_GIVEN TASK_. Retype, please, the listing from its opening line through the line that contains "const MAG = '#cc33cc', MAG_D", both included, without the pictures.

────────────────────────────────────────

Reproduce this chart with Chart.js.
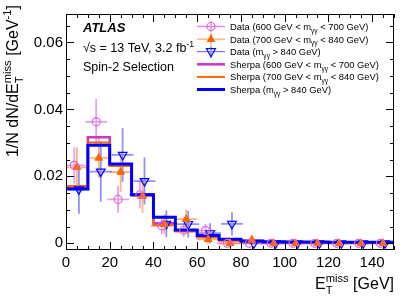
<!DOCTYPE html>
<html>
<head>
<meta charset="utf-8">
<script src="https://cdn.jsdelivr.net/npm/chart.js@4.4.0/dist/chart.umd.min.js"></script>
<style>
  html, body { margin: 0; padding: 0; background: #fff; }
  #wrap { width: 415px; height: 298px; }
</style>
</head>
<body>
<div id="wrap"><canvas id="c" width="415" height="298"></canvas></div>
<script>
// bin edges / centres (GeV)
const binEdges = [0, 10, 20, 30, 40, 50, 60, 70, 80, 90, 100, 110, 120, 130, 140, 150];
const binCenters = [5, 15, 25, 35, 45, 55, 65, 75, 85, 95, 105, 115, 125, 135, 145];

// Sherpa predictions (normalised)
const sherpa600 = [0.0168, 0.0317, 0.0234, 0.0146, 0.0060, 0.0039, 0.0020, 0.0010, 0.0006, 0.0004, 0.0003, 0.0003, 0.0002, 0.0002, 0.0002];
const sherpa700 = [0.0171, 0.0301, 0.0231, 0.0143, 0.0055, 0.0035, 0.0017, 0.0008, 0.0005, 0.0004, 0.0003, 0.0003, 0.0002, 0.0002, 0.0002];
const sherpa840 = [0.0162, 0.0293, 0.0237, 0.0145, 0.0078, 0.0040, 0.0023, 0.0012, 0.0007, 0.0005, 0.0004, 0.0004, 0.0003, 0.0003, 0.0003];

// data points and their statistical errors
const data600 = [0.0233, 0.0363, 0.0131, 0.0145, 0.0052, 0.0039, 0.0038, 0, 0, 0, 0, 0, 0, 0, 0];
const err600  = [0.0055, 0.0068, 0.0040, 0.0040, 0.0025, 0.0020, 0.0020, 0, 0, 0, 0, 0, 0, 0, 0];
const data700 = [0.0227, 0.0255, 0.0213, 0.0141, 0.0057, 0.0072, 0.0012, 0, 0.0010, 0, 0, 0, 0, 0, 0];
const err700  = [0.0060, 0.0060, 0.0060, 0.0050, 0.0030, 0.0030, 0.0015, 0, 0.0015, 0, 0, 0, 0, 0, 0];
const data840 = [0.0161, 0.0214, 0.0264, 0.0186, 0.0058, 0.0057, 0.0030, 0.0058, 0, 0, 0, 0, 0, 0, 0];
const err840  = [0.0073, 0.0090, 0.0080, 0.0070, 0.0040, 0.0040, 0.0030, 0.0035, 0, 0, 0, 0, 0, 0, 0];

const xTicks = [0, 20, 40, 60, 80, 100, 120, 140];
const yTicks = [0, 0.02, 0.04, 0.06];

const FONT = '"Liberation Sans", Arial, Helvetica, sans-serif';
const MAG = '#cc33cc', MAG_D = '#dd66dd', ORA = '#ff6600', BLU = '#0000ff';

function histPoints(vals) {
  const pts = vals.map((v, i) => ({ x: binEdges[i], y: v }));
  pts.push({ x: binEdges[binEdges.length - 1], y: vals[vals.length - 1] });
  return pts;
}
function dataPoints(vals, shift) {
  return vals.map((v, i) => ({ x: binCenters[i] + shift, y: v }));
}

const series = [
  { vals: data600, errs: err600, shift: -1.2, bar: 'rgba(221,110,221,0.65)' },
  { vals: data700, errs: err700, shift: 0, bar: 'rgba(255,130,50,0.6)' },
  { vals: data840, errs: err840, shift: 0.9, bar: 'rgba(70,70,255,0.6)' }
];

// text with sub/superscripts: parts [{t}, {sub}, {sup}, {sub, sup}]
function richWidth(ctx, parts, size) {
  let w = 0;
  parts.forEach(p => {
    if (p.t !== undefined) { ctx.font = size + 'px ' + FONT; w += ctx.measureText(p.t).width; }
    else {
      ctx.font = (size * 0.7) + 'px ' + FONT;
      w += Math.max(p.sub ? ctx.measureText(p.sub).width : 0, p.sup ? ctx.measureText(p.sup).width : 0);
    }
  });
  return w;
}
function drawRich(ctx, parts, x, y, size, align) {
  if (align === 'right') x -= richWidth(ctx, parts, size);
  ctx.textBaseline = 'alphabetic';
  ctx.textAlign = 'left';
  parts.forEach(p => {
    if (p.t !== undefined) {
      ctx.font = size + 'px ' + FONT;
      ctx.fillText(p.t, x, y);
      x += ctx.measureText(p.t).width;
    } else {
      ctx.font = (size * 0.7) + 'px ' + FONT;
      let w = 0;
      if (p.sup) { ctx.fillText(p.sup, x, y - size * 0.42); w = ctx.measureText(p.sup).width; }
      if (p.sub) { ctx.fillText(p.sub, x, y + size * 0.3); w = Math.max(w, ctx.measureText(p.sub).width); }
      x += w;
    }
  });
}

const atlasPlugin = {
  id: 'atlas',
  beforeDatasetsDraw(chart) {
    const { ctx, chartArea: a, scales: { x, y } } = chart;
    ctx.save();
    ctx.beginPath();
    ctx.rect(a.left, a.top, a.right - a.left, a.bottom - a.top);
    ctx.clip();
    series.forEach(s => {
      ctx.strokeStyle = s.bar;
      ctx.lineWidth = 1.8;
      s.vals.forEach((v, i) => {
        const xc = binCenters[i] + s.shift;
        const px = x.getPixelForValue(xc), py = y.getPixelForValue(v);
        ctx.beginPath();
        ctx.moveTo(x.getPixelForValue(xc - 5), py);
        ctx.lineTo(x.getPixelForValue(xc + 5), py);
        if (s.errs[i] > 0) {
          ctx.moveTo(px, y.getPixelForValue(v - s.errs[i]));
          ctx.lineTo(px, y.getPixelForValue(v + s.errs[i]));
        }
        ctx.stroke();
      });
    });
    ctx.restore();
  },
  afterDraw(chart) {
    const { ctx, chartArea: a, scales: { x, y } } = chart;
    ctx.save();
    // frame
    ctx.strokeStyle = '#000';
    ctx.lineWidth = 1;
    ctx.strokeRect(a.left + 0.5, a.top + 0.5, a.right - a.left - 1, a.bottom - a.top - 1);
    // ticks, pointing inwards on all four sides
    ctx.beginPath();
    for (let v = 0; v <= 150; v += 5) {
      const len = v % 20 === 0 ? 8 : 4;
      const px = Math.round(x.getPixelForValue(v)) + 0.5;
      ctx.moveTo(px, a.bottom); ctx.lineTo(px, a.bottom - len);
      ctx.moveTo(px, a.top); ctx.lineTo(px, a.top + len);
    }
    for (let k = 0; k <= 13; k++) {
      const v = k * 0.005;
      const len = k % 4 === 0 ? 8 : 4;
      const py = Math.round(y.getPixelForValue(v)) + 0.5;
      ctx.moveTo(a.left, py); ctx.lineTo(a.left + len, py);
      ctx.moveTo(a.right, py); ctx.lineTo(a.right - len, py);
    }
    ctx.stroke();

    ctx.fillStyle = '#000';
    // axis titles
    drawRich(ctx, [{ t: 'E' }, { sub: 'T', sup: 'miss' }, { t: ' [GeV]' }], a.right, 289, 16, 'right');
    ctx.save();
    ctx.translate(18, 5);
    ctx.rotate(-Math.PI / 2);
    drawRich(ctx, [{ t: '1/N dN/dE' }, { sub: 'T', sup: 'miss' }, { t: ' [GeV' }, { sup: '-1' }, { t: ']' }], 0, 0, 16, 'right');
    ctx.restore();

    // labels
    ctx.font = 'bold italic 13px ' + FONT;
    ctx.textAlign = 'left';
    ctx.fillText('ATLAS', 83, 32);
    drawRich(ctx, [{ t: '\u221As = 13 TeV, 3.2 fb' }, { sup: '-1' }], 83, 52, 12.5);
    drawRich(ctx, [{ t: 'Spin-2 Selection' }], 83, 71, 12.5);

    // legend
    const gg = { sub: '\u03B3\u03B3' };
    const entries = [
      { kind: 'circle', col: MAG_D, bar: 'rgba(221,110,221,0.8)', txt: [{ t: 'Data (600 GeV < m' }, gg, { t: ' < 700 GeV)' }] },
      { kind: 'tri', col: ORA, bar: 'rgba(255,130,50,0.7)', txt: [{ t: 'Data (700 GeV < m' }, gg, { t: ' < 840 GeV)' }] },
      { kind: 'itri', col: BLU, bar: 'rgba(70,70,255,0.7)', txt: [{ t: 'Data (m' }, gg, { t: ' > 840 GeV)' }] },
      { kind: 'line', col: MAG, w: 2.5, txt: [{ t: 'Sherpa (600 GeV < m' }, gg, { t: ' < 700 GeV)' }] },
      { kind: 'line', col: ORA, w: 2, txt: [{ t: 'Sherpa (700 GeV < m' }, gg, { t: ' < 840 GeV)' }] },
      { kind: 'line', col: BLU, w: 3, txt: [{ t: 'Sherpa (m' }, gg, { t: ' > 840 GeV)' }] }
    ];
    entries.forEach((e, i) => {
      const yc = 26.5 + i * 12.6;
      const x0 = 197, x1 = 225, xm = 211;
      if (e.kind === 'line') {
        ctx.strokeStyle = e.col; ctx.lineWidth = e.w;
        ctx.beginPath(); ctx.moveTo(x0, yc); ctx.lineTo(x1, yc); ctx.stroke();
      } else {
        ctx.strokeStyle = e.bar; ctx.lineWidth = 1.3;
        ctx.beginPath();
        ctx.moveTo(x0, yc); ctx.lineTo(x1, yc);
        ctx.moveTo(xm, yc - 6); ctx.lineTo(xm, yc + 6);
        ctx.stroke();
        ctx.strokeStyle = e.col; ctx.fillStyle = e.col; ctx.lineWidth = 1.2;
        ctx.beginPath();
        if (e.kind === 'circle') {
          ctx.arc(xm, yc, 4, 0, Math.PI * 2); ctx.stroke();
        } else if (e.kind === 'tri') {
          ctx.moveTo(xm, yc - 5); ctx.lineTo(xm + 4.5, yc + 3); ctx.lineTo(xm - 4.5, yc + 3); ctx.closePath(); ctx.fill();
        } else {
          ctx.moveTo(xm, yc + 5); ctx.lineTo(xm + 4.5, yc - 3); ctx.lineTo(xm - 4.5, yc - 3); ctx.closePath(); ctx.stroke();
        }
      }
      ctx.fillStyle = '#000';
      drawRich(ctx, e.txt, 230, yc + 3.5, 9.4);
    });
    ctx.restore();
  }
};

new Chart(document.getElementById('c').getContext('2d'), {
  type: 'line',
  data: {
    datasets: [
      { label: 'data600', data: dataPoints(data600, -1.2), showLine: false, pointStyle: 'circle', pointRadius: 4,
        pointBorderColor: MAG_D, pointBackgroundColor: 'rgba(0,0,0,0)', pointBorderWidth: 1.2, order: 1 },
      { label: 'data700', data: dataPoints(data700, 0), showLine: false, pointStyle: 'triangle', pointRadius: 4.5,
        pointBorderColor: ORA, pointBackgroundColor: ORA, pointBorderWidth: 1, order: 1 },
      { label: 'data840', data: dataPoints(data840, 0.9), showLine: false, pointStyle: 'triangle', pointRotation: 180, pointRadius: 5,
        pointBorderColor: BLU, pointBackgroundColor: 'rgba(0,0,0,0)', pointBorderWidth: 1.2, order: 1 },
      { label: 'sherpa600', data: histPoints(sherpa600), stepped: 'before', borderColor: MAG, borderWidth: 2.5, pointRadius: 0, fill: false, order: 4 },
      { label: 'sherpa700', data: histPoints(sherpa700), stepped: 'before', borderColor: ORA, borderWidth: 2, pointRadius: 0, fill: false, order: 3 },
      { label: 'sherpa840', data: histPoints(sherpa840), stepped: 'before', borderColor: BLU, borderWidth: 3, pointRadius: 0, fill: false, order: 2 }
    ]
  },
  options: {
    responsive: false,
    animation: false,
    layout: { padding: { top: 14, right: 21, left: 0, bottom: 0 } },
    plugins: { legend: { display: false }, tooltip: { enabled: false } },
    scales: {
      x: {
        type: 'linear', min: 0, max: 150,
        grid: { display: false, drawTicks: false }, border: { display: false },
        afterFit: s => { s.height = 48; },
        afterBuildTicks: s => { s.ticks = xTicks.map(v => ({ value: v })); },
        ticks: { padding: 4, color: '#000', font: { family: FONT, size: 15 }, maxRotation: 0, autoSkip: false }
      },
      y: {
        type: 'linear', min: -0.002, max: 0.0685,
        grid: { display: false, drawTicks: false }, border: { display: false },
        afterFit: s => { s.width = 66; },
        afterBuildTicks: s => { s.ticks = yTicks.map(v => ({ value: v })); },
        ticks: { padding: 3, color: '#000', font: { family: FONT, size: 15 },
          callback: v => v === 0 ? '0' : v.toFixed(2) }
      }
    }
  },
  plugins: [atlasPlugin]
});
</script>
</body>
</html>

────────────────────────────────────────

_OUTPUT BELOW_.
Reproduce this chart with Chart.js.
<!DOCTYPE html>
<html>
<head>
<meta charset="utf-8">
<script src="https://cdn.jsdelivr.net/npm/chart.js@4.4.0/dist/chart.umd.min.js"></script>
<style>
  html, body { margin: 0; padding: 0; background: #fff; }
  #wrap { width: 415px; height: 298px; }
</style>
</head>
<body>
<div id="wrap"><canvas id="c" width="415" height="298"></canvas></div>
<script>
// bin edges / centres (GeV)
const binEdges = [0, 10, 20, 30, 40, 50, 60, 70, 80, 90, 100, 110, 120, 130, 140, 150];
const binCenters = [5, 15, 25, 35, 45, 55, 65, 75, 85, 95, 105, 115, 125, 135, 145];

// Sherpa predictions (normalised)
const sherpa600 = [0.0168, 0.0317, 0.0234, 0.0146, 0.0060, 0.0039, 0.0020, 0.0010, 0.0006, 0.0004, 0.0003, 0.0003, 0.0002, 0.0002, 0.0002];
const sherpa700 = [0.0171, 0.0301, 0.0231, 0.0143, 0.0055, 0.0035, 0.0017, 0.0008, 0.0005, 0.0004, 0.0003, 0.0003, 0.0002, 0.0002, 0.0002];
const sherpa840 = [0.0162, 0.0293, 0.0237, 0.0145, 0.0078, 0.0040, 0.0023, 0.0012, 0.0007, 0.0005, 0.0004, 0.0004, 0.0003, 0.0003, 0.0003];

// data points and their statistical errors
const data600 = [0.0233, 0.0363, 0.0131, 0.0145, 0.0052, 0.0039, 0.0038, 0, 0, 0, 0, 0, 0, 0, 0];
const err600  = [0.0055, 0.0068, 0.0040, 0.0040, 0.0025, 0.0020, 0.0020, 0, 0, 0, 0, 0, 0, 0, 0];
const data700 = [0.0227, 0.0255, 0.0213, 0.0141, 0.0057, 0.0072, 0.0012, 0, 0.0010, 0, 0, 0, 0, 0, 0];
const err700  = [0.0060, 0.0060, 0.0060, 0.0050, 0.0030, 0.0030, 0.0015, 0, 0.0015, 0, 0, 0, 0, 0, 0];
const data840 = [0.0161, 0.0214, 0.0264, 0.0186, 0.0058, 0.0057, 0.0030, 0.0058, 0, 0, 0, 0, 0, 0, 0];
const err840  = [0.0073, 0.0090, 0.0080, 0.0070, 0.0040, 0.0040, 0.0030, 0.0035, 0, 0, 0, 0, 0, 0, 0];

const xTicks = [0, 20, 40, 60, 80, 100, 120, 140];
const yTicks = [0, 0.02, 0.04, 0.06];

const FONT = '"Liberation Sans", Arial, Helvetica, sans-serif';
const MAG = '#cc33cc', MAG_D = '#dd66dd', ORA = '#ff6600', BLU = '#0000ff';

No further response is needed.